For his part, in an interview eight years ago, Shocklee spoke effusively of Bazerk’s presence and potential, suggesting only that his writing process may have contributed to the lack of a follow-up to the debut album. "Bazerk coulda been Wilson Pickett – he coulda been Otis Redding," Shocklee told me. "He could’ve been James Brown. He was a trendsetter. His whole style and his charisma was, to me, so revolutionary and so new, because he embodied the 60s soul with the rap and funk and the feel of today. Son of Bazerk’s only problem was that he didn’t write a lot, so it took him an incredible amount of time to come up with a song. That was his only downfall." The same point was made separately and independently by Chuck D ("He never took the time to write well, or to have things written for him," Chuck said of Bazerk. "He’s like what you’d call Sly Stone – you want to walk behind him with a tape recorder and just go, ‘Man, could you just say this?’").

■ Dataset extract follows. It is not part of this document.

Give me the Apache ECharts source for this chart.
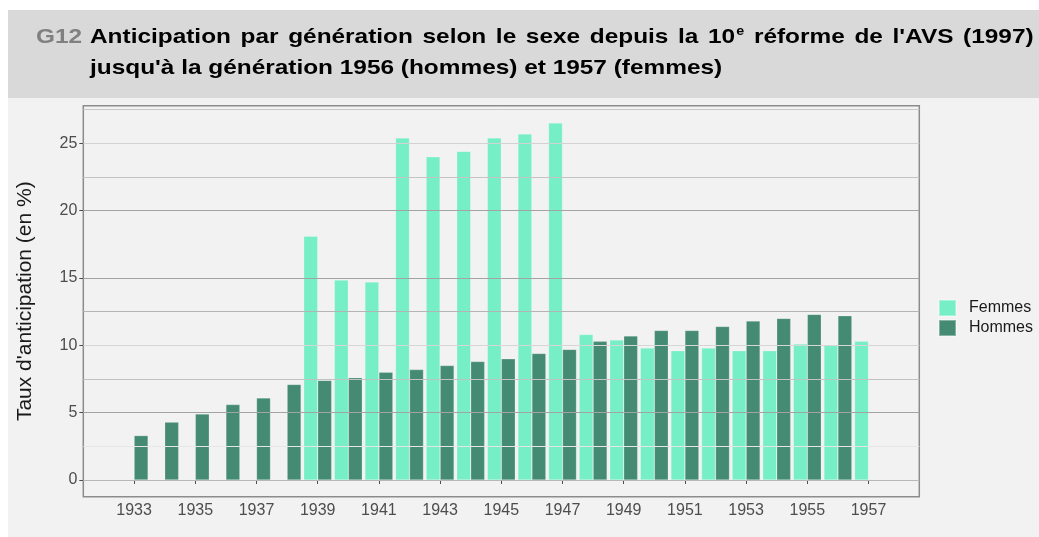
<!DOCTYPE html>
<html><head><meta charset="utf-8">
<script src="https://cdn.jsdelivr.net/npm/echarts@6/dist/echarts.min.js"></script>
<style>html,body{margin:0;padding:0;background:#fff}#c{width:1039px;height:537px}</style>
</head><body><div id="c"></div>
<script>
// ---- data ----
const categories = [1933,1934,1935,1936,1937,1938,1939,1940,1941,1942,1943,1944,1945,1946,1947,1948,1949,1950,1951,1952,1953,1954,1955,1956,1957];
const femmes = [null,null,null,null,null,null,18.1,14.85,14.7,25.4,24.0,24.4,25.4,25.7,26.5,10.8,10.4,9.8,9.6,9.8,9.6,9.6,10.1,10.0,10.3];
const hommes = [3.3,4.3,4.9,5.6,6.1,7.1,7.4,7.6,8.0,8.2,8.5,8.8,9.0,9.4,9.7,10.3,10.7,11.1,11.1,11.4,11.8,12.0,12.3,12.2,null];
const xTickLabels = [1933,1935,1937,1939,1941,1943,1945,1947,1949,1951,1953,1955,1957];
const yTickLabels = [0,5,10,15,20,25];
const gridLineValues = [0,2.5,5,7.5,10,12.5,15,20,22.5,25,27.5];
const seriesNames = ['Femmes','Hommes'];
const titleCode = 'G12';
const titleLine1a = 'Anticipation par génération selon le sexe depuis la 10';
const titleSup = 'e';
const titleLine1b = " réforme de l'AVS (1997)";
const titleLine2 = "jusqu'à la génération 1956 (hommes) et 1957 (femmes)";
const yAxisTitle = "Taux d'anticipation (en %)";

// ---- styles ----
const FONT = "'Liberation Sans', Arial, sans-serif";
const gridLineColor = {0:'#b8b8b8',2.5:'#e6e6e6',5:'#a3a3a3',7.5:'#c2c2c2',10:'#d6d6d6',12.5:'#b4b4b4',15:'#a3a3a3',20:'#a3a3a3',22.5:'#c4c4c4',25:'#d2d2d2',27.5:'#c8c8c8'};

const toPairs = vals => categories.map((c,i)=>[c, vals[i]]).filter(p => p[1] !== null);
// justified first title line: words joined by widened space tokens
const words = s => s.split(' ').filter(w => w.length).map(w => '{t|' + w + '}');
const SP = '{s| }';
const line1 = words(titleLine1a).join(SP) + '{sup|' + titleSup + '}' + SP + words(titleLine1b).join(SP);
const titleRich = line1 + '\n{t|' + titleLine2 + '}';

const chart = echarts.init(document.getElementById('c'), null, {renderer:'canvas'});
chart.setOption({
  backgroundColor: '#ffffff',
  animation: false,
  textStyle: { fontFamily: FONT },
  graphic: { elements: [
    { type:'rect', z:-100, silent:true, shape:{x:8,y:10,width:1031,height:88}, style:{fill:'#d9d9d9'} },
    { type:'rect', z:-100, silent:true, shape:{x:8,y:98,width:1031,height:439}, style:{fill:'#f2f2f2'} },
    { type:'text', z:10, silent:true, x:36, y:21.5, scaleX:1.19,
      style:{ text: titleCode, fontFamily: FONT, fontSize: 20.5, fontWeight:'bold', fill:'#808080', lineHeight:31, verticalAlign:'top' } },
    { type:'text', z:10, silent:true, x:90, y:21.5, scaleX:1.19,
      style:{ text: titleRich,
        fontFamily: FONT, fontSize: 20.5, fontWeight:'bold', fill:'#000', lineHeight:31, verticalAlign:'top',
        rich: {
          t: { fontFamily: FONT, fontSize: 20.5, fontWeight: 'bold', fill: '#000', color: '#000', lineHeight: 31 },
          s: { fontFamily: FONT, fontSize: 20.5, fontWeight: 'bold', fill: '#000', color: '#000', lineHeight: 31, width: 8.1 },
          sup: { fontFamily: FONT, fontSize: 12, fontWeight: 'bold', fill: '#000', color: '#000', lineHeight: 14, verticalAlign: 'top', padding: [4,0,0,1] }
        } } }
  ]},
  legend: {
    data: seriesNames, orient: 'vertical', left: 938, top: 299, padding: 0,
    itemWidth: 17, itemHeight: 16, itemGap: 2, icon: 'rect',
    textStyle: { fontFamily: FONT, fontSize: 16, color: '#1a1a1a', lineHeight: 16, padding: [0,0,0,8] }
  },
  grid: { left: 83.3, right: 119.7, top: 105.7, bottom: 40.3, show: true, backgroundColor: 'transparent',
    borderColor: '#8c8c8c', borderWidth: 1.5 },
  xAxis: {
    type: 'value', min: 1931.34, max: 1958.66,
    axisLine: { show: false },
    splitLine: { show: false },
    axisTick: { show: true, customValues: xTickLabels, length: 4, lineStyle: { color: '#4d4d4d' } },
    axisLabel: { customValues: xTickLabels, margin: 6, fontSize: 16, color: '#4d4d4d', fontFamily: FONT,
      formatter: v => String(v) }
  },
  yAxis: {
    type: 'value', min: -1.24, max: 27.79,
    name: yAxisTitle, nameLocation: 'middle', nameRotate: 90, nameGap: 48,
    nameTextStyle: { fontFamily: FONT, fontSize: 21, color: '#1a1a1a' },
    axisLine: { show: false },
    splitLine: { show: false },
    axisTick: { show: true, customValues: yTickLabels, length: 4, lineStyle: { color: '#4d4d4d' } },
    axisLabel: { customValues: yTickLabels, margin: 6, fontSize: 16, color: '#4d4d4d', fontFamily: FONT }
  },
  series: [
    { name: '_grid', type: 'line', data: [], z: 1, silent: true, showSymbol: false,
      markLine: { silent: true, symbol: 'none', label: { show: false }, animation: false,
        data: gridLineValues.map(v => ({ yAxis: v, lineStyle: { color: gridLineColor[v], width: 1, type: 'solid' } })) } },
    { name: seriesNames[0], type: 'bar', z: 3, data: toPairs(femmes), barWidth: 14, barGap: '0%',
      itemStyle: { color: '#76EEC6', borderColor: 'rgba(255,255,255,0.35)', borderWidth: 0.6 } },
    { name: seriesNames[1], type: 'bar', z: 3, data: toPairs(hommes), barWidth: 14, barGap: '0%',
      itemStyle: { color: '#458B74', borderColor: 'rgba(255,255,255,0.35)', borderWidth: 0.6 } }
  ]
});
</script></body></html>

In the early years of the 20th century, Chuck’s online label, SlamJamz, released four SOB tracks that may have been intended for a second LP: they’re a shade more conventional but still feature that blistering Bazerk belligerence. Halfpint – who works as a teacher in Roosevelt, Long Island – published three further tracks, along with associated photos, on her YouTube channel in 2009. The following year, Daddy Rawe, Half Pint, Jahwell and Bazerk reunited and made a new LP with Johnny Juice as producer. Well Thawed Out was released digitally and as a CD on Slamjamz. There’s been talk of a third LP, RaWaLiTy, for some time, with a track apparently taken from it (‘On The Verge Of An Ass Whippin’) released in 2012, but as yet there’s no sign of the completed full-length. The group’s Facebook page is regularly updated and Rawe is due to release a solo album imminently under the name Pops Smash. It’s a racing certainty they’ll never see the financial rewards such brilliance as they displayed on their debut surely merits: but you wouldn’t bet against these single-minded musical revolutionaries returning with something startling, unexpected and very, very special.